* PROVIDED MATERIAL
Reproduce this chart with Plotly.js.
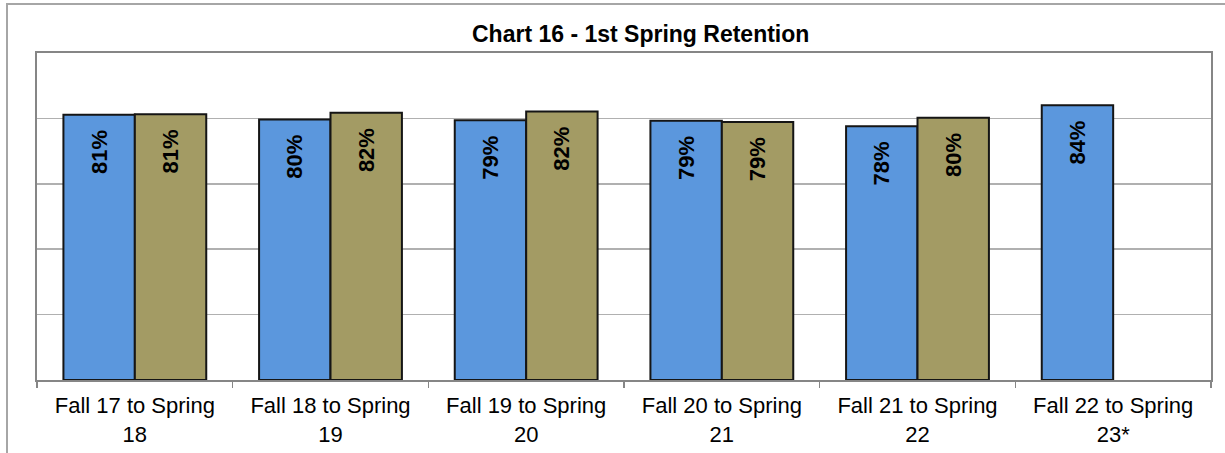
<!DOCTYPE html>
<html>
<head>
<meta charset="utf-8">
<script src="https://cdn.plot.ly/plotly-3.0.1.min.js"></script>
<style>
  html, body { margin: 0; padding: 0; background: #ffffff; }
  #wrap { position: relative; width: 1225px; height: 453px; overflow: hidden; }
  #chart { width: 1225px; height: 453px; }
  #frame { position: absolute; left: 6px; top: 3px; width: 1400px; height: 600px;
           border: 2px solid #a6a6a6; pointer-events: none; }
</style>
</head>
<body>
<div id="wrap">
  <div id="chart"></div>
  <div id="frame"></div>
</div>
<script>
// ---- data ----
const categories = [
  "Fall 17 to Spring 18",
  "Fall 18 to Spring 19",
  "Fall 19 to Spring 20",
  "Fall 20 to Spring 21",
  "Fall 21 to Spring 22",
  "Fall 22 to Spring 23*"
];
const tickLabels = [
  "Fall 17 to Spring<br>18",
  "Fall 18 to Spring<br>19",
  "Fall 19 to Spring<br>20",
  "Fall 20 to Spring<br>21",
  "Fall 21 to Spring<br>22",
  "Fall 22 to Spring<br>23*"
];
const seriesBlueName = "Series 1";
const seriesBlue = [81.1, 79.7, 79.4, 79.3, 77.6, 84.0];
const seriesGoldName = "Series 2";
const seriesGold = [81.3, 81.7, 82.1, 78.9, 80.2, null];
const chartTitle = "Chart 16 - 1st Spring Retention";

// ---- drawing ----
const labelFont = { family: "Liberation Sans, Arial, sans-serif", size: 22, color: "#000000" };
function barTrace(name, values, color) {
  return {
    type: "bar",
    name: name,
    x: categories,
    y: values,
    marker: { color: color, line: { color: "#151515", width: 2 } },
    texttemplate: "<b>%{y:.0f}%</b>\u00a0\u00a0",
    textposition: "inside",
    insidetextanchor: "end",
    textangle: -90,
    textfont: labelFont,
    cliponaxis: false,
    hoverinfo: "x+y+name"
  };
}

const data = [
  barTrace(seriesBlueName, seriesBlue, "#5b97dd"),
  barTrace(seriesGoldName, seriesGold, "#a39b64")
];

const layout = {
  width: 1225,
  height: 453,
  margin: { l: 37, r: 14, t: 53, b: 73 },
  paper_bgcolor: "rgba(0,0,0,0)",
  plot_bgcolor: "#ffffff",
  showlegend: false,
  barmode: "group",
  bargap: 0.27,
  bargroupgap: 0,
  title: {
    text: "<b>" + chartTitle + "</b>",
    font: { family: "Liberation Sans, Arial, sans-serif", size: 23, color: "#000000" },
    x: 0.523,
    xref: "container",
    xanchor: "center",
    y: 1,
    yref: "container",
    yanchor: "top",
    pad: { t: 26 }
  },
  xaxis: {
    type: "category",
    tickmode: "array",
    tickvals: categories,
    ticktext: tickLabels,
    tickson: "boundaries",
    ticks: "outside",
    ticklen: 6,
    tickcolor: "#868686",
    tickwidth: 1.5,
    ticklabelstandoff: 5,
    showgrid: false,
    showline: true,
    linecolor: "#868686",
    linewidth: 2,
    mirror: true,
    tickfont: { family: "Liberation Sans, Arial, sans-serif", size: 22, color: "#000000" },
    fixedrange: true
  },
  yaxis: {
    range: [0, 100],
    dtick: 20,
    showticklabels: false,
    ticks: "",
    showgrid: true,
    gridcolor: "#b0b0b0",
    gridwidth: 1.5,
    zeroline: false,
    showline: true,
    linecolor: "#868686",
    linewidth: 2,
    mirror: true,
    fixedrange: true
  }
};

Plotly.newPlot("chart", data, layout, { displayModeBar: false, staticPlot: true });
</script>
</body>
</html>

* REQUIRED TASK
Without the pictures, output the full listing exactly as it stands.

* REPLY TO THE EXERCISE
Reproduce this chart with Plotly.js.
<!DOCTYPE html>
<html>
<head>
<meta charset="utf-8">
<script src="https://cdn.plot.ly/plotly-3.0.1.min.js"></script>
<style>
  html, body { margin: 0; padding: 0; background: #ffffff; }
  #wrap { position: relative; width: 1225px; height: 453px; overflow: hidden; }
  #chart { width: 1225px; height: 453px; }
  #frame { position: absolute; left: 6px; top: 3px; width: 1400px; height: 600px;
           border: 2px solid #a6a6a6; pointer-events: none; }
</style>
</head>
<body>
<div id="wrap">
  <div id="chart"></div>
  <div id="frame"></div>
</div>
<script>
// ---- data ----
const categories = [
  "Fall 17 to Spring 18",
  "Fall 18 to Spring 19",
  "Fall 19 to Spring 20",
  "Fall 20 to Spring 21",
  "Fall 21 to Spring 22",
  "Fall 22 to Spring 23*"
];
const tickLabels = [
  "Fall 17 to Spring<br>18",
  "Fall 18 to Spring<br>19",
  "Fall 19 to Spring<br>20",
  "Fall 20 to Spring<br>21",
  "Fall 21 to Spring<br>22",
  "Fall 22 to Spring<br>23*"
];
const seriesBlueName = "Series 1";
const seriesBlue = [81.1, 79.7, 79.4, 79.3, 77.6, 84.0];
const seriesGoldName = "Series 2";
const seriesGold = [81.3, 81.7, 82.1, 78.9, 80.2, null];
const chartTitle = "Chart 16 - 1st Spring Retention";

// ---- drawing ----
const labelFont = { family: "Liberation Sans, Arial, sans-serif", size: 22, color: "#000000" };
function barTrace(name, values, color) {
  return {
    type: "bar",
    name: name,
    x: categories,
    y: values,
    marker: { color: color, line: { color: "#151515", width: 2 } },
    texttemplate: "<b>%{y:.0f}%</b>\u00a0\u00a0",
    textposition: "inside",
    insidetextanchor: "end",
    textangle: -90,
    textfont: labelFont,
    cliponaxis: false,
    hoverinfo: "x+y+name"
  };
}

const data = [
  barTrace(seriesBlueName, seriesBlue, "#5b97dd"),
  barTrace(seriesGoldName, seriesGold, "#a39b64")
];

const layout = {
  width: 1225,
  height: 453,
  margin: { l: 37, r: 14, t: 53, b: 73 },
  paper_bgcolor: "rgba(0,0,0,0)",
  plot_bgcolor: "#ffffff",
  showlegend: false,
  barmode: "group",
  bargap: 0.27,
  bargroupgap: 0,
  title: {
    text: "<b>" + chartTitle + "</b>",
    font: { family: "Liberation Sans, Arial, sans-serif", size: 23, color: "#000000" },
    x: 0.523,
    xref: "container",
    xanchor: "center",
    y: 1,
    yref: "container",
    yanchor: "top",
    pad: { t: 26 }
  },
  xaxis: {
    type: "category",
    tickmode: "array",
    tickvals: categories,
    ticktext: tickLabels,
    tickson: "boundaries",
    ticks: "outside",
    ticklen: 6,
    tickcolor: "#868686",
    tickwidth: 1.5,
    ticklabelstandoff: 5,
    showgrid: false,
    showline: true,
    linecolor: "#868686",
    linewidth: 2,
    mirror: true,
    tickfont: { family: "Liberation Sans, Arial, sans-serif", size: 22, color: "#000000" },
    fixedrange: true
  },
  yaxis: {
    range: [0, 100],
    dtick: 20,
    showticklabels: false,
    ticks: "",
    showgrid: true,
    gridcolor: "#b0b0b0",
    gridwidth: 1.5,
    zeroline: false,
    showline: true,
    linecolor: "#868686",
    linewidth: 2,
    mirror: true,
    fixedrange: true
  }
};

Plotly.newPlot("chart", data, layout, { displayModeBar: false, staticPlot: true });
</script>
</body>
</html>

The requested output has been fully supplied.